The denomination as such appeared somewhere at the beginning of the 90s, although the concept of inter-applications messaging existed since the late 70s.
Middleware’s main purpose resides in connecting, both internally and externally, while smoothly integrating all system components, in order to avoid fragmentation.
This technology (or the related solutions) is precisely the “glue” allowing two systems to communicate. Its role is very important in enterprise systems, since connectivity with legacy systems, cloud, SaaS applications or business management software is vital.
It belongs to the Enterprise application integration (EAI) field and also to the Web Services subcategory.

The increasing number of device types, as well as of software services provided for the business world, raises new challenges in seamless integration. All enterprise data hosted on premise and in the cloud needs working connectivity solutions, and all these solutions are part of middleware.

Functions

The provision of messaging services for different application to inter-communicate is typical as a dedicated function, whether the messaging frameworks are Simple Object Access Protocol (SOAP), Web services, Representational State Transfer (REST) or JavaScript Object Notation (JSON).
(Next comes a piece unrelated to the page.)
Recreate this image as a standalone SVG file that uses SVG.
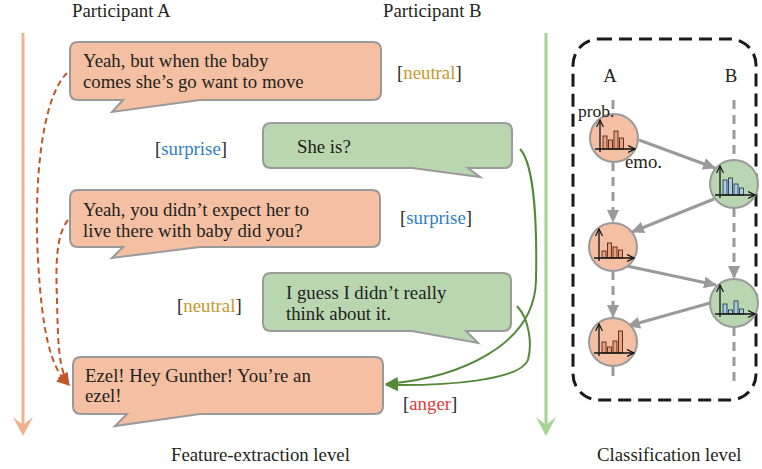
<svg xmlns="http://www.w3.org/2000/svg" width="762" height="469" viewBox="0 0 762 469">
<style>
text{font-family:"Liberation Serif","Times New Roman",serif;font-size:18.8px;fill:#231f20}
.bo{fill:#f4bfa3;stroke:#9a9a9a;stroke-width:2}
.bg{fill:#b8d7b0;stroke:#9a9a9a;stroke-width:2}
.nA{fill:#f4bfa3;stroke:#9a9a9a;stroke-width:2}
.nB{fill:#b8d7b0;stroke:#9a9a9a;stroke-width:2}
.ax{stroke:#111;stroke-width:1.3;fill:none}
.barA{fill:#ee9f7c;stroke:#3a1a10;stroke-width:0.8}
.barB{fill:#a9cde8;stroke:#1a2a3a;stroke-width:0.8}
.gl{stroke:#9a9a9a;stroke-width:3;fill:none}
.gd{stroke:#9a9a9a;stroke-width:3;fill:none;stroke-dasharray:9 6}
.neu{fill:#c39a2e}.sur{fill:#2f7dc2}.ang{fill:#e23b3b}
</style>
<defs>
<marker id="ga" markerUnits="userSpaceOnUse" markerWidth="14" markerHeight="12" refX="12" refY="6" orient="auto"><path d="M0,0 L13,6 L0,12 Z" fill="#9a9a9a"/></marker>
<marker id="ax" markerUnits="userSpaceOnUse" markerWidth="8" markerHeight="8" refX="7" refY="4" orient="auto"><path d="M0,0.5 L7,4 L0,7.5" fill="none" stroke="#111" stroke-width="1.2"/></marker>
<marker id="br" markerUnits="userSpaceOnUse" markerWidth="14" markerHeight="12" refX="12" refY="6" orient="auto"><path d="M0,0 L13,6 L0,12 Z" fill="#c0572a"/></marker>
<marker id="gr" markerUnits="userSpaceOnUse" markerWidth="14" markerHeight="12" refX="12" refY="6" orient="auto"><path d="M0,0 L13,6 L0,12 Z" fill="#55893a"/></marker>
</defs>

<!-- timeline arrows -->
<g id="timelines">
<line x1="23" y1="33" x2="23" y2="430" stroke="#f2b18e" stroke-width="3"/>
<path d="M13,417 L23,436 L33,417 L23,425 Z" fill="#f2b18e"/>
<line x1="546" y1="33" x2="546" y2="430" stroke="#a6d392" stroke-width="3"/>
<path d="M536,417 L546,436 L556,417 L546,425 Z" fill="#a6d392"/>
</g>

<!-- headers -->
<text x="72" y="17">Participant A</text>
<text x="383" y="17">Participant B</text>
<text x="171" y="461">Feature-extraction level</text>
<text x="597" y="461">Classification level</text>

<!-- utterance bubbles -->
<g id="uA1">
<path class="bo" d="M78,42 H373 Q381,42 381,50 V92 Q381,100 373,100 H200 L112,112 L123,100 H78 Q70,100 70,92 V50 Q70,42 78,42 Z"/>
<text x="83" y="67">Yeah, but when the baby</text>
<text x="83" y="88">comes she’s go want to move</text>
</g>
<g id="uB1">
<path class="bg" d="M271,123 H504 Q512,123 512,131 V160 Q512,168 504,168 H468 L480,177 L412,168 H271 Q263,168 263,160 V131 Q263,123 271,123 Z"/>
<text x="297" y="153">She is?</text>
</g>
<g id="uA2">
<path class="bo" d="M78,190 H372 Q380,190 380,198 V239 Q380,247 372,247 H200 L112,258 L123,247 H78 Q70,247 70,239 V198 Q70,190 78,190 Z"/>
<text x="83" y="216">Yeah, you didn’t expect her to</text>
<text x="83" y="237">live there with baby did you?</text>
</g>
<g id="uB2">
<path class="bg" d="M271,273 H503 Q511,273 511,281 V323 Q511,331 503,331 H466 L478,343 L412,331 H271 Q263,331 263,323 V281 Q263,273 271,273 Z"/>
<text x="286" y="299">I guess I didn’t really</text>
<text x="286" y="320">think about it.</text>
</g>
<g id="uA3">
<path class="bo" d="M81,357 H375 Q383,357 383,365 V406 Q383,414 375,414 H200 L115,426 L127,414 H81 Q73,414 73,406 V365 Q73,357 81,357 Z"/>
<text x="85" y="382">Ezel! Hey Gunther! You’re an</text>
<text x="85" y="402">ezel!</text>
</g>

<!-- emotion labels -->
<g id="labels">
<text x="397" y="79">[<tspan class="neu">neutral</tspan>]</text>
<text x="155" y="155">[<tspan class="sur">surprise</tspan>]</text>
<text x="400" y="224">[<tspan class="sur">surprise</tspan>]</text>
<text x="177" y="312">[<tspan class="neu">neutral</tspan>]</text>
<text x="403" y="410">[<tspan class="ang">anger</tspan>]</text>
</g>

<!-- feature-level connectors -->
<g id="connectors-left">
<path d="M67,73 C40,100 34,190 38,260 C42,330 50,368 69,385" fill="none" stroke="#c0572a" stroke-width="2" stroke-dasharray="6 4" marker-end="url(#br)"/>
<path d="M68,220 C55,236 56,270 57,300 C58,340 58,368 69,385" fill="none" stroke="#c0572a" stroke-width="2" stroke-dasharray="6 4" marker-end="url(#br)"/>
<path d="M520,149 C535,165 537,230 536,280 C535,345 460,378 386,384" fill="none" stroke="#55893a" stroke-width="2" marker-end="url(#gr)"/>
<path d="M517,306 C530,320 532,345 528,360 C520,380 450,386 386,385" fill="none" stroke="#55893a" stroke-width="2" marker-end="url(#gr)"/>
</g>

<!-- classification panel -->
<rect x="573" y="39" width="183" height="361" rx="26" fill="none" stroke="#1a1a1a" stroke-width="3" stroke-dasharray="13 7"/>
<text x="610" y="82" text-anchor="middle">A</text>
<text x="731" y="82" text-anchor="middle">B</text>

<g id="connectors-right">
<line class="gd" x1="613" y1="100" x2="613" y2="114"/>
<line class="gd" x1="613" y1="162" x2="613" y2="222" marker-end="url(#ga)"/>
<line class="gd" x1="613" y1="271" x2="613" y2="317" marker-end="url(#ga)"/>
<line class="gd" x1="613" y1="367" x2="613" y2="381"/>
<line class="gd" x1="734" y1="100" x2="734" y2="159"/>
<line class="gd" x1="734" y1="208" x2="734" y2="278" marker-end="url(#ga)"/>
<line class="gd" x1="734" y1="327" x2="734" y2="381"/>
<line class="gl" x1="639" y1="140" x2="715" y2="168" marker-end="url(#ga)"/>
<line class="gl" x1="714" y1="199" x2="632" y2="232" marker-end="url(#ga)"/>
<line class="gl" x1="627" y1="266" x2="716" y2="285" marker-end="url(#ga)"/>
<line class="gl" x1="710" y1="303" x2="628" y2="326" marker-end="url(#ga)"/>
</g>

<g id="nA1" transform="translate(614,138)">
<circle class="nA" r="24"/>
<rect class="barA" x="-11" y="-2" width="4" height="13"/>
<rect class="barA" x="-5.5" y="2" width="4" height="9"/>
<rect class="barA" x="0" y="-7" width="4" height="18"/>
<rect class="barA" x="5.5" y="0" width="4" height="11"/>
<line class="ax" x1="-14" y1="14" x2="-14" y2="-18" marker-end="url(#ax)"/>
<line class="ax" x1="-19" y1="11" x2="21" y2="11" marker-end="url(#ax)"/>
</g>
<g id="nB1" transform="translate(734,184)">
<circle class="nB" r="24"/>
<rect class="barB" x="-11" y="-4" width="4" height="15"/>
<rect class="barB" x="-5.5" y="-6" width="4" height="17"/>
<rect class="barB" x="0" y="0" width="4" height="11"/>
<rect class="barB" x="5.5" y="4" width="4" height="7"/>
<line class="ax" x1="-14" y1="14" x2="-14" y2="-18" marker-end="url(#ax)"/>
<line class="ax" x1="-19" y1="11" x2="21" y2="11" marker-end="url(#ax)"/>
</g>
<g id="nA2" transform="translate(613,247)">
<circle class="nA" r="24"/>
<rect class="barA" x="-11" y="4" width="4" height="7"/>
<rect class="barA" x="-5.5" y="-4" width="4" height="15"/>
<rect class="barA" x="0" y="0" width="4" height="11"/>
<rect class="barA" x="5.5" y="3" width="4" height="8"/>
<line class="ax" x1="-14" y1="14" x2="-14" y2="-18" marker-end="url(#ax)"/>
<line class="ax" x1="-19" y1="11" x2="21" y2="11" marker-end="url(#ax)"/>
</g>
<g id="nB2" transform="translate(734,303)">
<circle class="nB" r="24"/>
<rect class="barB" x="-11" y="1" width="4" height="10"/>
<rect class="barB" x="-5.5" y="7" width="4" height="4"/>
<rect class="barB" x="0" y="-2" width="4" height="13"/>
<rect class="barB" x="5.5" y="6" width="4" height="5"/>
<line class="ax" x1="-14" y1="14" x2="-14" y2="-18" marker-end="url(#ax)"/>
<line class="ax" x1="-19" y1="11" x2="21" y2="11" marker-end="url(#ax)"/>
</g>
<g id="nA3" transform="translate(613,342)">
<circle class="nA" r="24"/>
<rect class="barA" x="-11" y="0" width="4" height="11"/>
<rect class="barA" x="-5.5" y="5" width="4" height="6"/>
<rect class="barA" x="0" y="-1" width="4" height="12"/>
<rect class="barA" x="5.5" y="-11" width="4" height="22"/>
<line class="ax" x1="-14" y1="14" x2="-14" y2="-18" marker-end="url(#ax)"/>
<line class="ax" x1="-19" y1="11" x2="21" y2="11" marker-end="url(#ax)"/>
</g>

<text x="578" y="117" style="font-size:17.5px">prob.</text>
<text x="625" y="168">emo.</text>
</svg>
Other middleware categories include:
• ESBs (a particular type of interoperability messaging – Enterprise Service Bus);
• TP monitors (transaction processing monitors that determine load balancing and forwarding transactions between servers);
• DCE environments (Distributed Computing Environment);
• RPC (Remote Procedure Calls) systems;
• Object Request Brokers (ORBs);
• Database access systems.

Another classification lists middleware types like this:
• Message Oriented  (MOM, again, one of the most common types);
• Object Middleware (manages communication between objects, instead of applications);
• RPC;
• Database Access Middleware (enabling database interaction, with many gateways and connectivity options, including SQL database software; another very common type of middleware; current standards are Open Database Connectivity – ODBC and Java Database Connectivity – JDBC);
• Transaction Oriented (or TP);
• Embedded (acting as a liaison between embedded applications and the real-time OS);
• Content-centric (regulating a provide/consume relation; similar to publish/subscribe middleware).

Providers

Middleware platforms strive to provide stability, scalability and speed. Examples of such platforms are Red Hat JBoss Data Grid, Mule ESB, Apprenda or Oracle Fusion Middleware. Here is a collection of whitepapers on this subject.

In addition, for a comprising comparison of business integration software, you may take a look here.

Another (future) function of middleware is allowing “all types of connections between machines (M2M, machine-to-machine) to be activated, managed, and monetized using a centralized and scalable platform”, as defined by Intraway, which demonstrated its IoT middleware at the 2015 CableLabs® Summer Conference.

An upcoming event reuniting providers and interested parties is the 2015 Middleware conference from Vancouver, Canada (December 7-11). You can also check here the topics section, for the most popular and debated issues, among which are the scalability, reliability and security issues, or middleware for mobile computing, big data cloud and IoT (various platforms and usage models).

Middleware issues and challenges

Architectural issues play an important part, since the basic function of middleware is, as shown above, a function of mediation and integration.
Naming and binding issues (another part of middleware design) that determine the way pieces of application software are connected to each other via this intermediary layer.
Management issues, inherent because of the systems’ dimensions and the perpetual need for observation, security, and processes like trade-offs between the autonomous state and the interdependent state for the different subsystems.
Performance issues, since this is a dynamic environment, relying on the interception and indirection mechanisms and requiring flexibility and optimization to avoid performance penalties.

Solutions for solutions

Although seemingly redundant, this final part refers to the issue of ending up with layer upon layer of middleware dealing with particular problems and congesting the entire system to such a degree that enterprises can actually end up using middleware solutions for the actual middleware.

Instead of that, a ZapThink older article talks about SOA (Service-Oriented Architecture), where building, running and managing this software layer is structured in a way that provides flexibility and agility.
A service-centrist mentality takes the place of the traditional integration-centrist mentality – the services are the nodal point of the cyber-infrastructure, and the integration descends to the process level. A SOA approach would reduce the need for “glue” in-between separate software applications, since the design of the applications itself and of the entire system would be constructed having integration in mind, as well as the specific services that a particular business needs to use in a cyber-environment.

Having in mind the current challenges in software integration, coming from the increasing volume of programs and applications, reconsidering such ideas might just prove useful.